Mesane kanseri yüzünden mesanesi alınan hastalara kendi ince bağırsağından yeni bir mesane yapılarak idrar yoluna bağlanıyor. Hastalar tekrar eski yaşamlarına geri dönüyor.
**************
Dünya kanser istatistiklerine göre her yıl dünyada 432 bin kişi mesane kanserine yakalanıyor. Türkiye ise dördüncü sırada yer alıyor.
İleri yaştaki erkeklerin en çok risk altında olan grup olduğunu belirten Medical Park İzmir Hastanesi Üroloji Kliniği’nden Doç. Dr. Hakan Öztürk, “Mesane kanseri sonucu mesanesi alınan hastalar kendi ince bağırsağından yapılan yeni bir yapay mesane ile sosyal hayatlarına aynı şekilde devam edebilir” dedi.
Mesane kanserini mesaneyi oluşturan hücrelerin kontrolsüz şekilde çoğalması olarak tanımlayan Öztürk, “Hastalığın neredeyse yarısından sigara sorumludur. Onun dışında boya ürünleri gibi endüstriyel kimyasallara maruz kalma, genetik faktörler, mesanenin doğumsal kusurları, bazı kimyasal tedavi ilaçları ve radyasyon tedavisi ve az sıvı alımı mesane kanseri için başlıca risk faktörleridir.” dedi.

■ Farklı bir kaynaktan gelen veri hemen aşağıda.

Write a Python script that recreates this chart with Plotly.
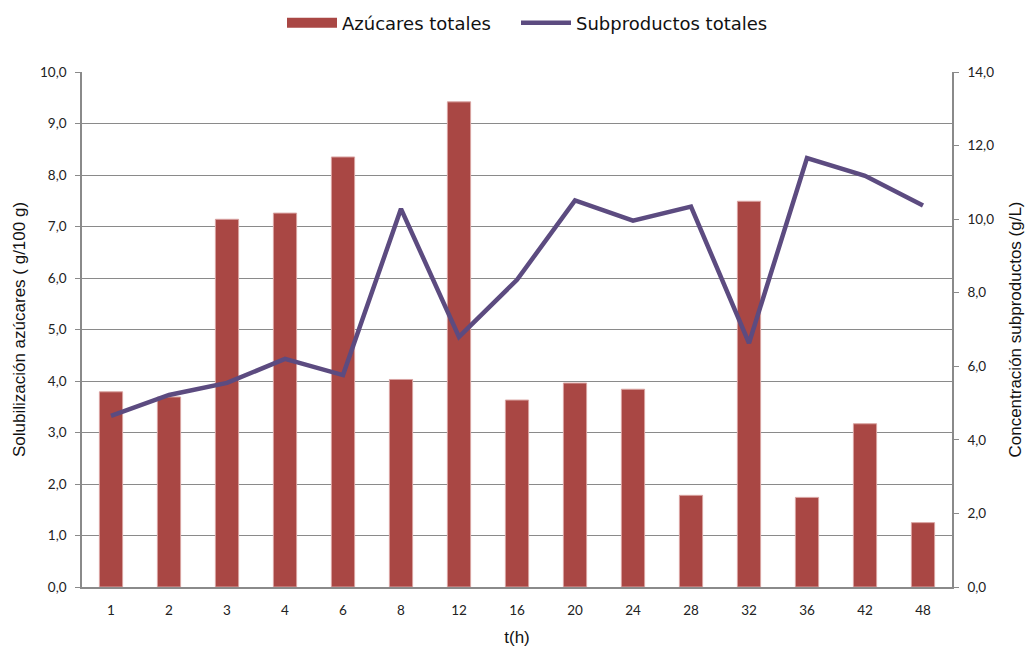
import plotly.graph_objects as go

categories = ["1", "2", "3", "4", "6", "8", "12", "16", "20", "24", "28", "32", "36", "42", "48"]
azucares = [3.79, 3.69, 7.14, 7.26, 8.35, 4.03, 9.42, 3.63, 3.96, 3.84, 1.78, 7.49, 1.74, 3.17, 1.25]
subproductos = [4.65, 5.22, 5.55, 6.20, 5.76, 10.28, 6.80, 8.35, 10.51, 9.96, 10.34, 6.63, 11.66, 11.18, 10.37]

left_ticks = [0, 1, 2, 3, 4, 5, 6, 7, 8, 9, 10]
right_ticks = [0, 2, 4, 6, 8, 10, 12, 14]

BAR = "#A94744"
LINE = "#5C4B80"
GRID = "#8A8A8A"
TICKFONT = dict(family="Lato, Open Sans, sans-serif", size=13.5, color="#222222")
TITLEFONT = dict(family="Liberation Sans, Arial, sans-serif", size=17, color="#111111")
LEGFONT = dict(family="DejaVu Sans, sans-serif", size=18, color="#111111")

fig = go.Figure()
fig.add_trace(go.Bar(
    x=categories, y=azucares, name="Azúcares totales",
    marker=dict(color=BAR, line=dict(color="#D9A3A1", width=1)),
    yaxis="y", showlegend=False,
))
# legend swatch for the bars (wide rectangle like the original)
fig.add_trace(go.Scatter(
    x=[None], y=[None], name="Azúcares totales",
    mode="lines", line=dict(color=BAR, width=11),
    yaxis="y", showlegend=True, legend="legend",
))
fig.add_trace(go.Scatter(
    x=categories, y=subproductos, name="Subproductos totales",
    mode="lines", line=dict(color=LINE, width=4.5),
    yaxis="y2", legend="legend2",
))

fig.update_layout(
    width=1027, height=647,
    margin=dict(l=82, r=75, t=72, b=60, autoexpand=False),
    paper_bgcolor="white", plot_bgcolor="white",
    separators=",.",
    bargap=0.6,
    showlegend=True,
    legend=dict(
        orientation="h", xref="container", x=282 / 1027, xanchor="left",
        yref="container", y=1 - 23 / 647, yanchor="middle",
        font=LEGFONT, itemwidth=50,
    ),
    legend2=dict(
        orientation="h", xref="container", x=516 / 1027, xanchor="left",
        yref="container", y=1 - 23 / 647, yanchor="middle",
        font=LEGFONT, itemwidth=50,
    ),
    xaxis=dict(
        type="category",
        showline=True, linecolor=GRID, linewidth=1.5,
        ticks="", showgrid=False,
        ticklabelstandoff=10,
        tickfont=TICKFONT,
        title=dict(text="t(h)", font=TITLEFONT, standoff=14),
    ),
    yaxis=dict(
        range=[0, 10], tickvals=left_ticks, tickformat=".1f",
        showline=True, linecolor=GRID, linewidth=1.5,
        ticks="outside", ticklen=5, tickcolor=GRID,
        showgrid=True, gridcolor=GRID, gridwidth=1.2,
        zeroline=False,
        tickfont=TICKFONT,
        ticklabelstandoff=6,
        title=dict(text="Solubilización azúcares ( g/100 g)", font=TITLEFONT, standoff=10),
    ),
    yaxis2=dict(
        range=[0, 14], tickvals=right_ticks, tickformat=".1f",
        overlaying="y", side="right",
        showline=True, linecolor=GRID, linewidth=1.5,
        ticks="outside", ticklen=5, tickcolor=GRID,
        showgrid=False, zeroline=False,
        tickfont=TICKFONT,
        ticklabelstandoff=6,
        title=dict(text="Concentración subproductos (g/L)", font=TITLEFONT, standoff=16),
    ),
)

fig.write_html("out.html")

Mesane kanserinin her yaşta ortaya çıkabileceğini belirten Öztürk, “Hastaların yüzde 90’ı 55 yaşın üzerindedir ve ortalama tanı yaşı 73’tür. Böbrekler tarafından süzülen zararlı kimyasallar vücudu terk etmeden önce mesanede birikir. Bu birikim sayesinde zararlı kimyasallara uzun süre maruz kalır. Bu kimyasallar, yaş faktörü ve sigara ile mesane kanseri gelişimine katkıda bulunabilecek genetik değişikleri tetikler veya sürdürmesini kolaylaştırır.” dedi.
Bol sıvı tüketin
Sigaradan kesinlikle uzak durulması gerektiğinin altını çizen Öztürk, “Çalışma ortamınızdaki kimyasallara maruz kalmayı önlemek için teması azaltın ve gerekli güvenlik kurallarına uyun. Bol sıvı tüketin. Bol sıvı idrarda bulunan kimyasal kanserojenleri seyreltir. Dengeli bir diyet ile omega-3 ve yağ asitleri bakımından zengin meyve ve sebzeler, fındık ve balıkların yanı sıra yağsız protein tüketin; yağ ve kırmızı eti azaltın. Herhangi bir belirti ortaya çıktığında mutlaka hekiminize bildirin. Mesane kanseri erken evreleri ile geç tanıdaki ileri evreler arasında hayatı tehdit edici ciddi farklar vardır.” dedi.
Derin tabakaya kadar ulaşmış mesane kanserlerinin mesanenin alımı ile tedavi edildiğini söyleyen Öztürk, “Sistektomi denilen mesanenin alınma ameliyatından sonra yeni mesane ince bağırsaktan yapılarak doğal idrar yollarına bağlanmaktadır. Dolayısı ile hastalar herhangi bir torba ya da aparat kullanmadan normal yaşantısına devam edebilir. Sosyal hayatları kaldığı yerden devam edebilir.” dedi.